Cultura Ferita: Il Dovere di Denunciare Senza Paura
Lavorare nella cultura in un territorio difficile come la Sicilia significa abituarsi all’incompreso. È un mestiere che richiede coraggio, costanza, schiena dritta. Significa disturbare chi vorrebbe seppellire tutto sotto la cenere del quieto vivere. Ecco perché dobbiamo farci sentire. Dobbiamo gridare, denunciare, raccontare, anche quando nessuno sembra voler ascoltare.

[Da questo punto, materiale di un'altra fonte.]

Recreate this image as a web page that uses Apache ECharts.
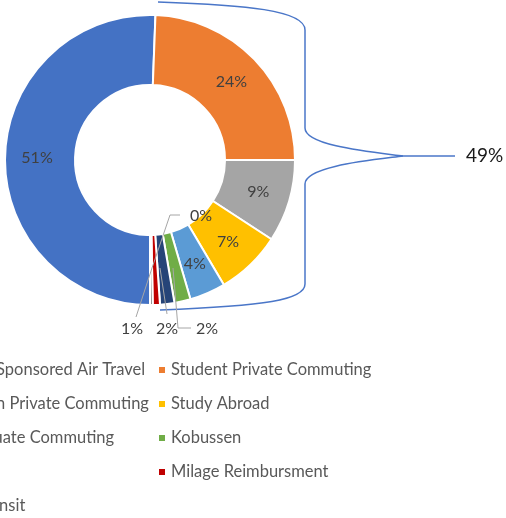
<!DOCTYPE html>
<html>
<head>
<meta charset="utf-8">
<script src="https://cdn.jsdelivr.net/npm/echarts@6/dist/echarts.min.js"></script>
<style>
  html, body { margin: 0; padding: 0; background: #fff; }
  #chart { width: 506px; height: 518px; }
</style>
</head>
<body>
<div id="chart"></div>
<script>
// Emission sources (share of total, %)
const categories = [
  'Staff Sponsored Air Travel',
  'Student Private Commuting',
  'Admin Private Commuting',
  'Study Abroad',
  'Graduate Commuting',
  'Kobussen',
  'Train',
  'Milage Reimbursment',
  'Bus Transit'
];
const shares = [50.6, 24.4, 9.2, 7.3, 4.0, 1.8, 1.6, 0.8, 0.3];
const colors = ['#4472C4', '#ED7D31', '#A5A5A5', '#FFC000', '#5B9BD5', '#70AD47', '#264478', '#C00000', '#636363'];

const FONT = 'Lato, "Open Sans", sans-serif';
const total = shares.reduce((a, b) => a + b, 0);
const pct = v => Math.round(v / total * 100) + '%';

// Small slices get their labels outside the ring, with leader lines.
const outsideLabels = {
  5: { x: 196, y: 329, align: 'left', line: [[173, 268], [178, 328], [191, 328]] },
  6: { x: 167, y: 329, align: 'center', line: [[160, 268], [167, 314]] },
  7: { x: 132, y: 329, align: 'center', line: [[152, 268], [136, 317]] },
  8: { x: 190, y: 216, align: 'left', line: [[152, 268], [170, 215], [180, 215]] }
};

const data = categories.map((name, i) => ({
  name,
  value: shares[i],
  itemStyle: { color: colors[i] },
  label: { position: outsideLabels[i] ? 'outside' : 'inside' },
  labelLine: { show: false }
}));

// Everything except the first (air travel) slice is grouped by the brace.
const groupedShare = shares.slice(1).reduce((a, b) => a + b, 0);

const leftNames = categories.filter((_, i) => i % 2 === 0);
const rightNames = categories.filter((_, i) => i % 2 === 1);

const legendBase = {
  orient: 'vertical',
  icon: 'rect',
  itemWidth: 8,
  itemHeight: 8,
  itemGap: 14,
  height: 200,
  selectedMode: false,
  textStyle: { fontFamily: FONT, fontSize: 16.5, color: '#595959', lineHeight: 20 }
};

// Brace around the grouped slices, built from curve and line pieces.
const braceStyle = { stroke: '#4a76c8', lineWidth: 1.5, fill: null };
const bez = (x1, y1, c1x, c1y, c2x, c2y, x2, y2) => ({
  type: 'bezierCurve', silent: true, z: 10,
  shape: { x1, y1, cpx1: c1x, cpy1: c1y, cpx2: c2x, cpy2: c2y, x2, y2 },
  style: braceStyle
});
const seg = (x1, y1, x2, y2) => ({
  type: 'line', silent: true, z: 10, shape: { x1, y1, x2, y2 }, style: braceStyle
});

// Leader lines drawn above the slices.
const leaders = Object.keys(outsideLabels).map(k => ({
  type: 'polyline', silent: true, z: 10,
  shape: { points: outsideLabels[k].line },
  style: { stroke: '#A6A6A6', lineWidth: 1, fill: null }
}));

const chart = echarts.init(document.getElementById('chart'), null, { renderer: 'canvas' });
chart.setOption({
  backgroundColor: '#ffffff',
  animation: false,
  color: colors,
  legend: [
    Object.assign({}, legendBase, { data: leftNames.slice(0, 4), left: -60.7, top: 355 }),
    Object.assign({}, legendBase, { data: leftNames.slice(4), left: -73, top: 491 }),
    Object.assign({}, legendBase, { data: rightNames, left: 152, top: 355 })
  ],
  series: [{
    type: 'pie',
    center: [150, 160],
    radius: [75, 145],
    startAngle: -90,
    clockwise: true,
    avoidLabelOverlap: false,
    itemStyle: { borderColor: '#ffffff', borderWidth: 2 },
    label: {
      fontFamily: FONT,
      fontSize: 16,
      color: '#404040',
      formatter: p => pct(p.value)
    },
    labelLayout: p => {
      const o = outsideLabels[p.dataIndex];
      if (!o) return {};
      return { x: o.x, y: o.y, align: o.align, verticalAlign: 'middle' };
    },
    data
  }],
  graphic: [
    bez(158, 2, 245, 5, 305, 10, 305, 30),
    seg(305, 30, 305, 128),
    bez(305, 128, 305, 146, 372, 152, 403, 156),
    bez(403, 156, 372, 160, 305, 166, 305, 184),
    seg(305, 184, 305, 284),
    bez(305, 284, 305, 300, 265, 306, 160, 310),
    seg(403, 156, 455, 156),
    ...leaders,
    {
      type: 'text',
      silent: true,
      z: 10,
      left: 466,
      top: 146,
      style: {
        text: Math.round(groupedShare) + '%',
        font: '19px ' + FONT,
        fill: '#1a1a1a'
      }
    }
  ]
});
</script>
</body>
</html>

Etna Comix, Burattini Senza Fili e la Visione che Tiene in Vita la Cultura
Esiste però chi resiste. Chi non si arrende. Chi alimenta la cultura con la forza delle idee e il sudore del lavoro. Penso a Etna Comix, fiera culturale riconosciuta a livello nazionale. Penso a realtà visionarie come Burattini Senza Fili, giovani coraggiosi che hanno dato luce a un territorio offuscato da troppa rassegnazione.

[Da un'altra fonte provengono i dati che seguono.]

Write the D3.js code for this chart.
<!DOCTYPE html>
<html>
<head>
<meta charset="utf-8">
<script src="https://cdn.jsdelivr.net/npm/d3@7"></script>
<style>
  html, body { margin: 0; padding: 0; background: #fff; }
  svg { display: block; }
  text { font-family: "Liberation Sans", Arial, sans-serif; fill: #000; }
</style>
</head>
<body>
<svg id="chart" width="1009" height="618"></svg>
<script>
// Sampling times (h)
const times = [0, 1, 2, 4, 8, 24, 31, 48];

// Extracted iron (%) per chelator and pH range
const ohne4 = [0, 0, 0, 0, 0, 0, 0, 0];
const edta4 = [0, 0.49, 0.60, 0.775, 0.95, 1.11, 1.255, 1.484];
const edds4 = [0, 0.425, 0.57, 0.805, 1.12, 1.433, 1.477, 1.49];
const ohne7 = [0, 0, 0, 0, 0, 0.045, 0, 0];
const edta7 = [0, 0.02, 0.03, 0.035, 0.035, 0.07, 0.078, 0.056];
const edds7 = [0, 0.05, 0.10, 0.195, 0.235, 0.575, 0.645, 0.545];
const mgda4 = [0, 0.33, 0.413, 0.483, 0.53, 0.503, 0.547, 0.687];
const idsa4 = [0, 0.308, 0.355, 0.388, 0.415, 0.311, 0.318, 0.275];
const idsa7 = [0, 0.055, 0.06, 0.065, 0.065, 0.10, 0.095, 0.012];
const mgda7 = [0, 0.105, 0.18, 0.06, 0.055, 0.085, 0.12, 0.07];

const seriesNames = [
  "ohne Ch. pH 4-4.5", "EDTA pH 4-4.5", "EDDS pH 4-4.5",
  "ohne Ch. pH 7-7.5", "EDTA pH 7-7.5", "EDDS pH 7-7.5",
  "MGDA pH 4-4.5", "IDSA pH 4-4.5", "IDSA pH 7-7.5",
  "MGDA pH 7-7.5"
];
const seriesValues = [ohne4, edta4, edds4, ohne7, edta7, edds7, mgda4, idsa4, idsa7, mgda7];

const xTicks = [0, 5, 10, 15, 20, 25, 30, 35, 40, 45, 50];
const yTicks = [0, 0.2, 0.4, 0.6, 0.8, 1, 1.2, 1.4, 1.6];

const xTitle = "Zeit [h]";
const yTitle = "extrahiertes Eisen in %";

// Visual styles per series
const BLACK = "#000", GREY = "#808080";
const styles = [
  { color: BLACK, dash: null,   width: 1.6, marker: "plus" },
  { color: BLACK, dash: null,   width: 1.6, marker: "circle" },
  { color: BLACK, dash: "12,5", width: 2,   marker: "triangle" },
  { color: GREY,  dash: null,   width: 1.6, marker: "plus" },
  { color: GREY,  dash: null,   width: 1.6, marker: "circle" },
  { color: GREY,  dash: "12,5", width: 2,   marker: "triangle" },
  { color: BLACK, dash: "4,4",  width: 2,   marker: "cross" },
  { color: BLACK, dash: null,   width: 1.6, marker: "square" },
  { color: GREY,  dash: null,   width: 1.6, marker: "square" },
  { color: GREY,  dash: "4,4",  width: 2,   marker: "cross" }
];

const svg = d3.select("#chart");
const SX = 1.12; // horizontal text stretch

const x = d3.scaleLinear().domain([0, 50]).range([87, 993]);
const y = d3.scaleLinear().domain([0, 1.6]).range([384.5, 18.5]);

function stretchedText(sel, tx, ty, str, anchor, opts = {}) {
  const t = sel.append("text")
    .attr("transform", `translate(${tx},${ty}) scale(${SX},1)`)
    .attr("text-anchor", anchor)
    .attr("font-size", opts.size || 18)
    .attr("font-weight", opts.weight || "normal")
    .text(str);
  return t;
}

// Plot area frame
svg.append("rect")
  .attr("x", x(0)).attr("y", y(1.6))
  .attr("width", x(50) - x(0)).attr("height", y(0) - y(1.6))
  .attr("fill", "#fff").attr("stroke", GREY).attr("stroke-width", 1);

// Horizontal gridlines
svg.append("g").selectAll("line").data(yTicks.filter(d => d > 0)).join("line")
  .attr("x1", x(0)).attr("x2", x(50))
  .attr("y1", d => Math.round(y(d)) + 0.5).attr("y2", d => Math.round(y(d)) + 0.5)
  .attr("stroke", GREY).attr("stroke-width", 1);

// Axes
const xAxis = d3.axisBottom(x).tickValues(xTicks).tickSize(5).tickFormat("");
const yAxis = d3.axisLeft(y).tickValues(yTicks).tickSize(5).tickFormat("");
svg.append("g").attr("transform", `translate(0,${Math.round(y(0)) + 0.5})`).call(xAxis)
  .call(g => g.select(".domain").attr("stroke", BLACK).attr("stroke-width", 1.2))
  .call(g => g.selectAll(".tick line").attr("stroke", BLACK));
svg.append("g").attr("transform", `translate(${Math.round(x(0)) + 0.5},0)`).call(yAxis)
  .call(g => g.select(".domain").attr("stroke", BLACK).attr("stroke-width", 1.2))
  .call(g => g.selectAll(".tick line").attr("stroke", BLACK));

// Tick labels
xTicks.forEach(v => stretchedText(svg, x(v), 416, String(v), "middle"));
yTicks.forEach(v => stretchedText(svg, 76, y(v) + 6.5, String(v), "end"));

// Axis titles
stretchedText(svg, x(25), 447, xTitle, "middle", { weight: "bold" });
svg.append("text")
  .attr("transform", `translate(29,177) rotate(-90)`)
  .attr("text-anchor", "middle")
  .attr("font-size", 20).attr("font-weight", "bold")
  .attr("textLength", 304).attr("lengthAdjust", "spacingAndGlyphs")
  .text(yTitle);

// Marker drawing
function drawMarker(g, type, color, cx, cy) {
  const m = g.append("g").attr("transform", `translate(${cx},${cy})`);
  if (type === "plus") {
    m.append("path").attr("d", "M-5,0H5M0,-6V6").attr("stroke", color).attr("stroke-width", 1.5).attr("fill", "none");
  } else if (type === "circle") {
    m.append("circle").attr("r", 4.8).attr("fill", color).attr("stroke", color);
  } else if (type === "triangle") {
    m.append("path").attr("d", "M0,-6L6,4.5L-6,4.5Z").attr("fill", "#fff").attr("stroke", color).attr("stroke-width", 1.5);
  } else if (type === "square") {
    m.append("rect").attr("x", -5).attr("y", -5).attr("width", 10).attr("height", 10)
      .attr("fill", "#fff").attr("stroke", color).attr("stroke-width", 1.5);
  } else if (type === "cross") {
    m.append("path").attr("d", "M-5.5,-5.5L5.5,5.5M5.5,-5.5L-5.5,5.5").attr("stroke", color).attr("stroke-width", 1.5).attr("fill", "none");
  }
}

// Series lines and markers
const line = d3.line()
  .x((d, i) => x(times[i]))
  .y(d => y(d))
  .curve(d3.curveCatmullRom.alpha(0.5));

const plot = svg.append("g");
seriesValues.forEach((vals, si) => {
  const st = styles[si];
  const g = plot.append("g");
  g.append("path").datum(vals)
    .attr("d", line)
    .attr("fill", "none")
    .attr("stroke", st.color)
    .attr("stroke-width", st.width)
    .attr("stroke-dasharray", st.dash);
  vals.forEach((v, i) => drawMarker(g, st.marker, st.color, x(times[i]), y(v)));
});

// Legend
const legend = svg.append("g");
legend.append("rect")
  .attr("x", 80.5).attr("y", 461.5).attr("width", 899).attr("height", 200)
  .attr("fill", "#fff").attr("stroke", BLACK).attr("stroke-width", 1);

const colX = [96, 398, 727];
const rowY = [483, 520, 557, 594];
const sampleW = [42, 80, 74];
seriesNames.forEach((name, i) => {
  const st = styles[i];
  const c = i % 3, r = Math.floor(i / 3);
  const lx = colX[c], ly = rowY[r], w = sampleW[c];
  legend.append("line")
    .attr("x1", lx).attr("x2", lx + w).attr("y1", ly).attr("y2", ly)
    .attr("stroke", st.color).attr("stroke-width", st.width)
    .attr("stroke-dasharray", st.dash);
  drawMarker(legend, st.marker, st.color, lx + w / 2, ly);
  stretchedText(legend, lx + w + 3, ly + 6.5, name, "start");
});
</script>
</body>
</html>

La cultura ferita si cura con azioni, con investimenti veri, con progetti reali. Non con frasi fatte. Non con ipocrisia istituzionale.
Catania tra Lava e Burocrazia: Una Città che Resiste Nonostante Tutto
Catania è una città fatta di lava e burocrazia. La lava protegge, la burocrazia soffoca. È questa la contraddizione eterna che strangola la città. Le Ciminiere ne sono il simbolo: da un lato resistono, dall’altro vengono abbandonate con spiegazioni inconsistenti come boati di silenzio. Eppure la cultura non scomparirà mai del tutto. Può bruciare, può sanguinare, può essere tradita. Ma non muore.

Conclusione: La Cultura Non Si Spegne
Finché esisterà chi scrive, chi denuncia, chi lotta, la cultura continuerà a pulsare. La memoria non si spegne. La dignità non si compra. La cultura non si getta nel bidone dell’indifferenza. Siamo tutti custodi feriti, ma ancora vivi e pronti a lottare.